The Australian may have arrived from bitter rivals Chelsea but there is no doubting he left as something of a Leeds United great.

“It was incredible,” said Dorigo of his time at Elland Road.

“I was leaving Chelsea and I was always going to leave Chelsea because there were quite a few off the field problems at that time when I was there.

“I had one or two offers and Glasgow Rangers kept chasing for me quite a while but I didn’t really want to go north of the border.

“When Leeds came in they showed a great desire to sign me and Leeds had just done quite well that year. It was their first season back in the top flight and they had finished fourth.

“They had some very good players there and I also felt very much wanted which obviously came into consideration and it was great.

“I moved up from London to Leeds and I didn’t really know what to expect but it was absolutely fantastic there and to have the season like we had was just incredible. I went on to have another five or six years there and it was wonderful. I must admit I thoroughly enjoyed my time at Leeds.

“It wasn’t what I was used to in London where you had this big city with so much going on and everyone doing their own thing.

“The feeling here in Leeds was that everyone was behind you and everywhere you went it was all about the football team.

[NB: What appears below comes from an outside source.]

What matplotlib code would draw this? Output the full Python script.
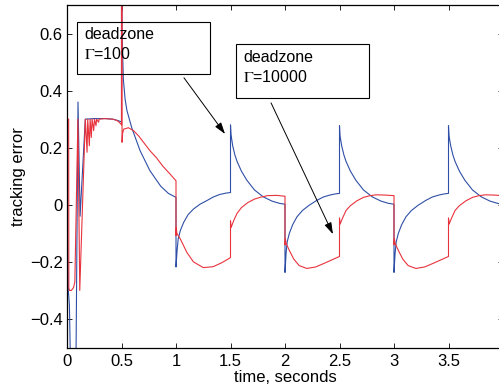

“It was wonderful and I always felt certainly at Elland Road that it was such a difference to run out to that crowd.

“You could look the other team in the eye and think ‘are you going to stay for the fight with this crowd behind us’ and that really helped, I suppose. We beat a lot of teams in the first 15 or 20 minutes because they really couldn’t cope with the atmosphere and everything else.”

Dorigo certainly could, a man for the big stage and a footballer named player of the year at four of the clubs he represented as a professional – Villa, Chelsea, Leeds and Torino.

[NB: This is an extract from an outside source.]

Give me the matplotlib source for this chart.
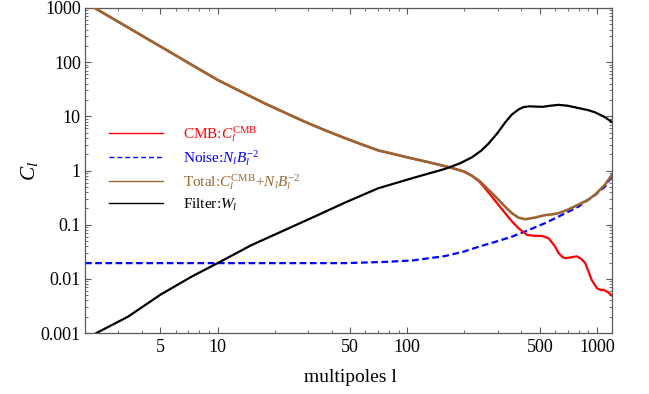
import matplotlib
matplotlib.use("Agg")
import matplotlib.pyplot as plt
from matplotlib.lines import Line2D
from matplotlib.ticker import FixedLocator, FixedFormatter, NullFormatter
import numpy as np

# ---------------- data ----------------
l_cmb = [2.0, 2.25, 2.6, 3.24, 4.2, 5.27, 7.2, 10, 13.5, 17.8, 22.5, 28.9, 37, 47, 58,
         70.3, 88, 105.7, 130, 158, 179, 200, 219, 240, 257, 279, 303, 328, 356, 386,
         427, 470, 513, 556, 600, 627, 660, 681, 730, 784, 830, 867, 937, 1000, 1050,
         1083, 1140, 1200]
c_cmb = [1273, 1000, 743, 474, 278, 175, 92, 47, 27.8, 17.2, 11.8, 7.9, 5.5, 3.95, 3.0,
         2.35, 1.95, 1.67, 1.42, 1.20, 1.07, 0.95, 0.80, 0.62, 0.47, 0.33, 0.23, 0.163,
         0.115, 0.086, 0.065, 0.062, 0.062, 0.056, 0.04, 0.030, 0.025, 0.024, 0.025,
         0.026, 0.023, 0.0195, 0.0096, 0.0067, 0.0062, 0.0063, 0.0057, 0.0049]

l_noise = [2.0, 10, 47, 75, 106, 158, 200, 237, 290, 356, 430, 534, 650, 800, 979,
           1100, 1200]
c_noise = [0.0195, 0.0195, 0.0195, 0.0205, 0.0218, 0.0263, 0.032, 0.039, 0.048, 0.060,
           0.078, 0.107, 0.15, 0.216, 0.355, 0.5, 0.78]

l_total = [2.0, 2.25, 2.6, 3.24, 4.2, 5.27, 7.2, 10, 13.5, 17.8, 22.5, 28.9, 37, 47, 58,
           70.3, 88, 105.7, 130, 158, 179, 200, 219, 240, 257, 280, 303, 330, 356, 385,
           419, 470, 534, 580, 627, 700, 800, 900, 979, 1100, 1200]
c_total = [1273, 1000, 743, 474, 278, 175, 92, 47, 27.8, 17.2, 11.8, 7.9, 5.5, 3.95, 3.0,
           2.35, 1.95, 1.67, 1.42, 1.20, 1.07, 0.95, 0.80, 0.645, 0.51, 0.38, 0.287, 0.21,
           0.163, 0.135, 0.126, 0.135, 0.150, 0.155, 0.163, 0.188, 0.235, 0.29, 0.36, 0.54,
           0.83]

l_filter = [2.0, 2.3, 3.37, 5, 7.3, 10, 15.1, 22.7, 34, 47, 70.3, 106, 158, 190, 219,
            245, 268, 300, 328, 355, 386, 410, 440, 480, 520, 560, 627, 700, 800, 900,
            979, 1100, 1200]
c_filter = [0.00075, 0.001, 0.0020, 0.0051, 0.011, 0.0195, 0.042, 0.080, 0.152, 0.256,
            0.47, 0.72, 1.07, 1.36, 1.75, 2.32, 3.13, 5.0, 7.7, 10.7, 13.4, 14.8, 15.3,
            15.1, 15.0, 15.6, 16.3, 15.7, 14.2, 13.0, 11.8, 9.7, 7.8]

x_major = [5, 10, 50, 100, 500, 1000]
x_major_labels = ["5", "10", "50", "100", "500", "1000"]
y_major = [0.001, 0.01, 0.1, 1, 10, 100, 1000]
y_major_labels = ["0.001", "0.01", "0.1", "1", "10", "100", "1000"]

labels = ["CMB:$C_l^{\\mathrm{CMB}}$",
          "Noise:$N_l B_l^{-2}$",
          "Total:$C_l^{\\mathrm{CMB}}\\!+\\!N_l B_l^{-2}$",
          "Filter:$W_l$"]

RED = (1, 0, 0)
BLUE = (0, 0, 1)
BROWN = (0.6, 0.4, 0.2)
BLACK = (0, 0, 0)

# ---------------- style ----------------
plt.rcParams['font.family'] = ['Liberation Serif', 'DejaVu Serif']
plt.rcParams['mathtext.fontset'] = 'custom'
plt.rcParams['mathtext.rm'] = 'Liberation Serif'
plt.rcParams['mathtext.it'] = 'Liberation Serif:italic'
plt.rcParams['mathtext.bf'] = 'Liberation Serif:bold'

fig = plt.figure(figsize=(6.49, 3.94), dpi=100)
ax = fig.add_axes([85 / 649, 1 - 333 / 394, 527 / 649, 325 / 394])

lw = 1.6
ax.plot(l_noise, c_noise, color=BLUE, lw=lw, ls=(0, (3.0, 1.6)), zorder=2)
ax.plot(l_cmb, c_cmb, color=RED, lw=lw, zorder=3)
ax.plot(l_total, c_total, color=BROWN, lw=lw + 0.3, zorder=4)
ax.plot(l_filter, c_filter, color=BLACK, lw=lw, zorder=5)

ax.set_xscale('log')
ax.set_yscale('log')
ax.set_xlim(2.0, 1200)
ax.set_ylim(0.001, 1000)

# ticks
ax.xaxis.set_major_locator(FixedLocator(x_major))
ax.xaxis.set_major_formatter(FixedFormatter(x_major_labels))
x_minor = [v for d in [1, 10, 100, 1000] for v in np.arange(1, 10) * d
           if 2 <= v <= 1200 and v not in x_major]
ax.xaxis.set_minor_locator(FixedLocator(x_minor))
ax.xaxis.set_minor_formatter(NullFormatter())
ax.yaxis.set_major_locator(FixedLocator(y_major))
ax.yaxis.set_major_formatter(FixedFormatter(y_major_labels))
y_minor = [m * 10.0 ** e for e in range(-3, 3) for m in range(2, 10)]
ax.yaxis.set_minor_locator(FixedLocator(y_minor))
ax.yaxis.set_minor_formatter(NullFormatter())

spine_col = (0.35, 0.35, 0.35)
for s in ax.spines.values():
    s.set_color(spine_col)
    s.set_linewidth(0.9)
ax.tick_params(which='both', direction='in', top=True, right=True, color=spine_col,
               labelsize=13, labelcolor='black')
ax.tick_params(which='major', length=4, width=0.8)
ax.tick_params(which='minor', length=2, width=0.6)
ax.tick_params(axis='x', which='major', pad=4)
ax.tick_params(axis='y', which='major', pad=3)

ax.set_xlabel("multipoles l", fontsize=14)
ax.xaxis.label.set_va('center')
ax.xaxis.set_label_coords(0.503, -0.138)
ax.set_ylabel("$C_l$", fontsize=15.5)
ax.yaxis.label.set_va('center')
ax.yaxis.set_label_coords(-0.105, 0.5)

# legend
handles = [Line2D([], [], color=RED, lw=1.0),
           Line2D([], [], color=BLUE, lw=1.0, ls=(0, (3.5, 2.2))),
           Line2D([], [], color=BROWN, lw=1.0),
           Line2D([], [], color=BLACK, lw=1.0)]
leg = ax.legend(handles, labels, loc='upper left', bbox_to_anchor=(0.046, 0.643),
                frameon=False, fontsize=11, handlelength=3.55, handletextpad=1.3,
                labelspacing=0.28, borderpad=0.0, borderaxespad=0.0)
for t, c in zip(leg.get_texts(), [RED, BLUE, BROWN, BLACK]):
    t.set_color(c)

fig.savefig("out.png", dpi=100)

In total the defender who first arrived in the UK aged 15 went on to make 535 professional appearances and score 20 goals.

He admitted: “If I’m being honest I thoroughly enjoyed playing everywhere that I went.

“It was a good way of earning a living and everywhere that I went it went well.

“I really enjoyed it and I didn’t ever really feel that much pressure as it’s not like I was a striker who had to score loads of goals.

“You just gave 100 per cent as a defender and it seemed to all work out.

“Nothing really went bad and I really do have fond memories of everywhere I played at.”

Fortune

The Aussie was blessed with nothing but good times and fortune during his spell in the beautiful game but that good luck then run out when attempting to make a living from the Algarve property market.

Fun in the sun it ultimately was not.

“About six or seven years ago we developed an 85-villa resort which was five star with a spa and restauarant and all this sort of stuff,” said Dorigo of his Algarve jaunt.

“But the timing was just wrong, unfortunately.

“The credit crunch really hit bad and the worst affected markets where the UK and Irish with the Irish initially.

“We were flying back and forth to the UK and we had to finish it all but unfortunately we just couldn’t sell it so literally we just had to call it a day and come back.

“That was it really, it didn’t work for us but the risk of being a property developer is that you are going to come unstuck.”

But the property market’s loss has been the football media’s gain with Dorigo’s job also enabling him to avoid answering a dicey question of whether his allegiances are now more with Chelsea or Leeds.

Now living in Rushton, Cheshire, Dorigo insists as a football pundit, discovering every team’s result is as important as each other’s though an indication of his allegiances may lie in the example of the team now followed by eldest son and University Of Leeds graduate Luca, aged 23.

Dorigo, who has two more sons in Todd, 20 and Sasha, 17, said: “I always look out for the Leeds and Chelsea scores, but I must admit now I am doing what I am doing, I always look out for everyone’s scores!

“But the good news is my eldest son has been converted from a Chelsea fan to a Leeds United fan!

“It’s funny because he obviously likes Italian football as well and of course Chelsea were one of the first ones to get the big Italian players.

“But he got on very well with a lot of people in Leeds, he followed the team and I think he now sees the light!”

Chelsea or Leeds? Quite clearly Leeds.